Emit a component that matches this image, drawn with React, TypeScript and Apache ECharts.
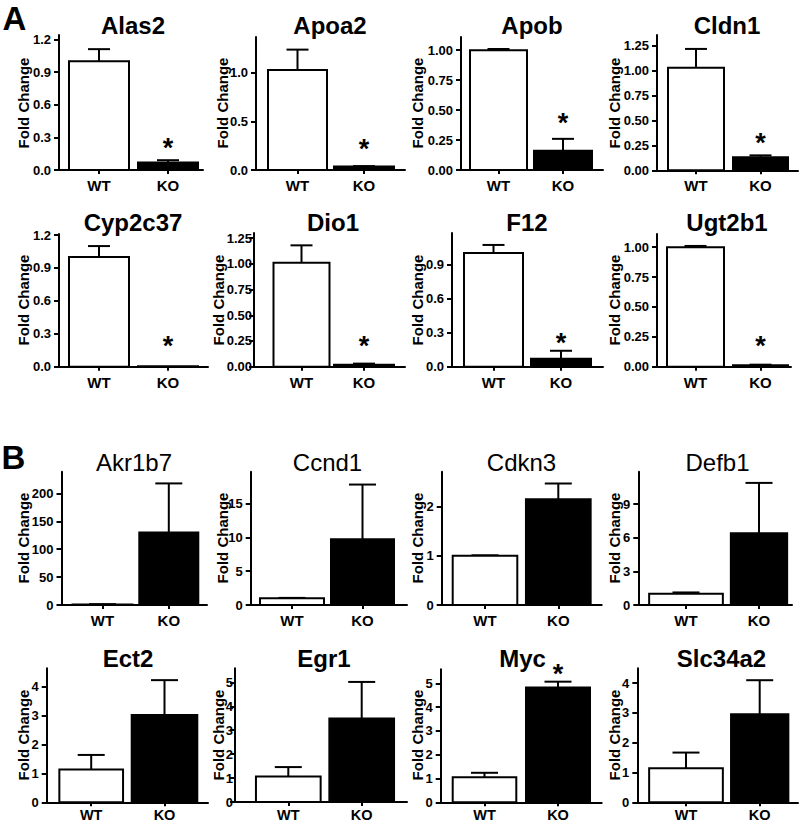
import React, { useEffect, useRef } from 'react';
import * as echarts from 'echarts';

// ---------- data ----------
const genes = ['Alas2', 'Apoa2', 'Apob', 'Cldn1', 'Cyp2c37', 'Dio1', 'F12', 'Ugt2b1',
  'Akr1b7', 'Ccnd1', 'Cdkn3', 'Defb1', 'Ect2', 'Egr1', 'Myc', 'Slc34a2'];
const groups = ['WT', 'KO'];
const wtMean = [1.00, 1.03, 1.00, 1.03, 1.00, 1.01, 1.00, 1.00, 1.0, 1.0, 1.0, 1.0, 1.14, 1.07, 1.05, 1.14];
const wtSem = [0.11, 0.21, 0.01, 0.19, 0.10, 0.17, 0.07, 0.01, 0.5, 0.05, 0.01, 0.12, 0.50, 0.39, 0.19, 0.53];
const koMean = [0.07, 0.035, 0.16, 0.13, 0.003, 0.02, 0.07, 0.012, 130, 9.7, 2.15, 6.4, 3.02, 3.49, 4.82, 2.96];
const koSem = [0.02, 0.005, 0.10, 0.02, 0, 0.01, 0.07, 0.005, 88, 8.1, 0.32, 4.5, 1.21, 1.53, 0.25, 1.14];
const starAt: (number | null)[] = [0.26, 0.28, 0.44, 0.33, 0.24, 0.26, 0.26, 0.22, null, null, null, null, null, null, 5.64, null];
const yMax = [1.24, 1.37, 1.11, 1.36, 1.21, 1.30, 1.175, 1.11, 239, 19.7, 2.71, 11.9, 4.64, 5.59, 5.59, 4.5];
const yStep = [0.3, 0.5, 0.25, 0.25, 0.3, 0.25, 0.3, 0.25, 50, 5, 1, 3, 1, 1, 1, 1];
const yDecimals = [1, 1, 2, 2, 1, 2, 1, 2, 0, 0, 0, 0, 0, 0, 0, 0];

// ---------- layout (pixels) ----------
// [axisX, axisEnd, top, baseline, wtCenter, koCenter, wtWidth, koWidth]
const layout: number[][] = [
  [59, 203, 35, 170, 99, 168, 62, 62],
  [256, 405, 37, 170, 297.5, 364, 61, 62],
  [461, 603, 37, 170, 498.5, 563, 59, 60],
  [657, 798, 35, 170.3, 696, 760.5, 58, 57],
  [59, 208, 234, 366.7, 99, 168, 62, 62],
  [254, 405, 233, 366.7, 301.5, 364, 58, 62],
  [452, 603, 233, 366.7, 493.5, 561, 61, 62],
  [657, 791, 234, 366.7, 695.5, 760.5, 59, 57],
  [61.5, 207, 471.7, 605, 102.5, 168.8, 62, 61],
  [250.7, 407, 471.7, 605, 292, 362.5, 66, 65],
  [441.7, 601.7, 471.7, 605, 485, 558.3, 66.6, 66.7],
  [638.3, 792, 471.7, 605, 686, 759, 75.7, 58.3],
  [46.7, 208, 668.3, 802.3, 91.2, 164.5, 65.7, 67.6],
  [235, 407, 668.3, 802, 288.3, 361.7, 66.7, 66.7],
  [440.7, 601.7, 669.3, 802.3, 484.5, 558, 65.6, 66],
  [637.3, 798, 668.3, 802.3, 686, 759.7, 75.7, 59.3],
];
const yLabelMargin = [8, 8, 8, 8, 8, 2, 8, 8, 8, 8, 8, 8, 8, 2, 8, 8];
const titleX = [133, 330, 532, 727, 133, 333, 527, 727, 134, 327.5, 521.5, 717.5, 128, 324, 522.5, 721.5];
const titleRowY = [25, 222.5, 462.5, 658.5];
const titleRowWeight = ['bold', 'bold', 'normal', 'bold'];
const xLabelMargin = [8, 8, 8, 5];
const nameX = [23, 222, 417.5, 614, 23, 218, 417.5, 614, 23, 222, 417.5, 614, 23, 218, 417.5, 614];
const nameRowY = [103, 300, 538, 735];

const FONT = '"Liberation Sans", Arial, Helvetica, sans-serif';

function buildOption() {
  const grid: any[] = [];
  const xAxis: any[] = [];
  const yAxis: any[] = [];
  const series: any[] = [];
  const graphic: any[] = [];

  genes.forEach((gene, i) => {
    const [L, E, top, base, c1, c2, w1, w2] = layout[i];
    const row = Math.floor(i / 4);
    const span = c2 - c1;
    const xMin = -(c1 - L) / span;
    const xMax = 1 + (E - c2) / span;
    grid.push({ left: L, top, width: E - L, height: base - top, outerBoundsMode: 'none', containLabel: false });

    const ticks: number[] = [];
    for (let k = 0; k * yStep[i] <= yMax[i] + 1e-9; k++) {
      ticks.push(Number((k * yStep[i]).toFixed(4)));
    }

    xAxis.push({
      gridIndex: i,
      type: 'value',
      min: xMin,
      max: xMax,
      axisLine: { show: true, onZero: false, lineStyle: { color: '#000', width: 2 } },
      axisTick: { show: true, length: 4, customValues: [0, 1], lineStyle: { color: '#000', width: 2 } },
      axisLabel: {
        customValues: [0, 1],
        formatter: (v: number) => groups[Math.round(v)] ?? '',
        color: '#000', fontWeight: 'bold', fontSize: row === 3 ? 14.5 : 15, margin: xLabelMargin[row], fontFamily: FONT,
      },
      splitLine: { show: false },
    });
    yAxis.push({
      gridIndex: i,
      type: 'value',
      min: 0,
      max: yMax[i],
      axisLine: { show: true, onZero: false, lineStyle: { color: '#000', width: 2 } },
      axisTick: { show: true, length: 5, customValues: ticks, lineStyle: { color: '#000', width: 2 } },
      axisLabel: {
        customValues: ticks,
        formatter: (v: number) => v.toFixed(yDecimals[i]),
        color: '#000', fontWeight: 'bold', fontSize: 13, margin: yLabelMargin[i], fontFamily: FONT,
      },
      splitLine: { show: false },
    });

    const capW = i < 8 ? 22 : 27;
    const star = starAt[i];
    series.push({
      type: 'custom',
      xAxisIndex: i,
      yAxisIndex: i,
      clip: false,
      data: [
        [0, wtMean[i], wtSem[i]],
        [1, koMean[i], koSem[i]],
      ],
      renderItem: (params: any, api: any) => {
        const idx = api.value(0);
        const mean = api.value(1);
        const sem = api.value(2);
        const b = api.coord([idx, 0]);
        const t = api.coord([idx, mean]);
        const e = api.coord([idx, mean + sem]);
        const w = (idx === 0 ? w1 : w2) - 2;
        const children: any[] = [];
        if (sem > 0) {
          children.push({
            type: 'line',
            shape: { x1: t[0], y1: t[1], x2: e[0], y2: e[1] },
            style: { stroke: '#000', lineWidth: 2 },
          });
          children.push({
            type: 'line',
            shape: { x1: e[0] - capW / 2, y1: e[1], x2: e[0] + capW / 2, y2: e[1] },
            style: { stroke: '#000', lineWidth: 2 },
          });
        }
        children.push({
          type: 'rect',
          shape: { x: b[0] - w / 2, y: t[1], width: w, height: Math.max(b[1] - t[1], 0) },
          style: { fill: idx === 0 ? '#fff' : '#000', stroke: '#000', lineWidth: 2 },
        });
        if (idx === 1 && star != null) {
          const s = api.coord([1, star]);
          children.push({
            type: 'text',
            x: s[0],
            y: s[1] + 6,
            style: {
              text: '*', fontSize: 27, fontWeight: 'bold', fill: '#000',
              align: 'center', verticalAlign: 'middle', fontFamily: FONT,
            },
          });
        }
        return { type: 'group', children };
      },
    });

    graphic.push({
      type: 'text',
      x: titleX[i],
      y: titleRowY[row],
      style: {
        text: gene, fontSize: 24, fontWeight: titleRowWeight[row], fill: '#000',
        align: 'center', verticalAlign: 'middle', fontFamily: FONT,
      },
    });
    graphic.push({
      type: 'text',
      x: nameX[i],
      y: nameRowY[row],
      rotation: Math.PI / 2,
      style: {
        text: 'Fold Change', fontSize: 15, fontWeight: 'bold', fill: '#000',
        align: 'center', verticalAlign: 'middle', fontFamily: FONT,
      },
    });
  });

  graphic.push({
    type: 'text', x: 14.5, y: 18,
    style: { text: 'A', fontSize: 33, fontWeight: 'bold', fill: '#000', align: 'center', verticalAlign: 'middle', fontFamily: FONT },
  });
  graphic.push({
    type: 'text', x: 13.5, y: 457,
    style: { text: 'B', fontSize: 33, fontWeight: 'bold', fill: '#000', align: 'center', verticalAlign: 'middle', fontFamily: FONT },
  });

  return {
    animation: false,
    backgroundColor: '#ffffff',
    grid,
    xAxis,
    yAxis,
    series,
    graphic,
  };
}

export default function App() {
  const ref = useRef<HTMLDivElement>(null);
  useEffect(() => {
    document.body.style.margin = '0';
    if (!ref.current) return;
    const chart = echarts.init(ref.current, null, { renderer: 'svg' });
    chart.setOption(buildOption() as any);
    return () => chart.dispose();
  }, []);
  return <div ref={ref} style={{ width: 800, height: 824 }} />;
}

_ _ _

Objective:
Skip the pictures, please, and transcribe only the lines from the beginning of the material through the one that contains "0, 0, 0, 0, 0];".

Output of the exercise:
Emit a component that matches this image, drawn with React, TypeScript and Apache ECharts.
import React, { useEffect, useRef } from 'react';
import * as echarts from 'echarts';

// ---------- data ----------
const genes = ['Alas2', 'Apoa2', 'Apob', 'Cldn1', 'Cyp2c37', 'Dio1', 'F12', 'Ugt2b1',
  'Akr1b7', 'Ccnd1', 'Cdkn3', 'Defb1', 'Ect2', 'Egr1', 'Myc', 'Slc34a2'];
const groups = ['WT', 'KO'];
const wtMean = [1.00, 1.03, 1.00, 1.03, 1.00, 1.01, 1.00, 1.00, 1.0, 1.0, 1.0, 1.0, 1.14, 1.07, 1.05, 1.14];
const wtSem = [0.11, 0.21, 0.01, 0.19, 0.10, 0.17, 0.07, 0.01, 0.5, 0.05, 0.01, 0.12, 0.50, 0.39, 0.19, 0.53];
const koMean = [0.07, 0.035, 0.16, 0.13, 0.003, 0.02, 0.07, 0.012, 130, 9.7, 2.15, 6.4, 3.02, 3.49, 4.82, 2.96];
const koSem = [0.02, 0.005, 0.10, 0.02, 0, 0.01, 0.07, 0.005, 88, 8.1, 0.32, 4.5, 1.21, 1.53, 0.25, 1.14];
const starAt: (number | null)[] = [0.26, 0.28, 0.44, 0.33, 0.24, 0.26, 0.26, 0.22, null, null, null, null, null, null, 5.64, null];
const yMax = [1.24, 1.37, 1.11, 1.36, 1.21, 1.30, 1.175, 1.11, 239, 19.7, 2.71, 11.9, 4.64, 5.59, 5.59, 4.5];
const yStep = [0.3, 0.5, 0.25, 0.25, 0.3, 0.25, 0.3, 0.25, 50, 5, 1, 3, 1, 1, 1, 1];
const yDecimals = [1, 1, 2, 2, 1, 2, 1, 2, 0, 0, 0, 0, 0, 0, 0, 0];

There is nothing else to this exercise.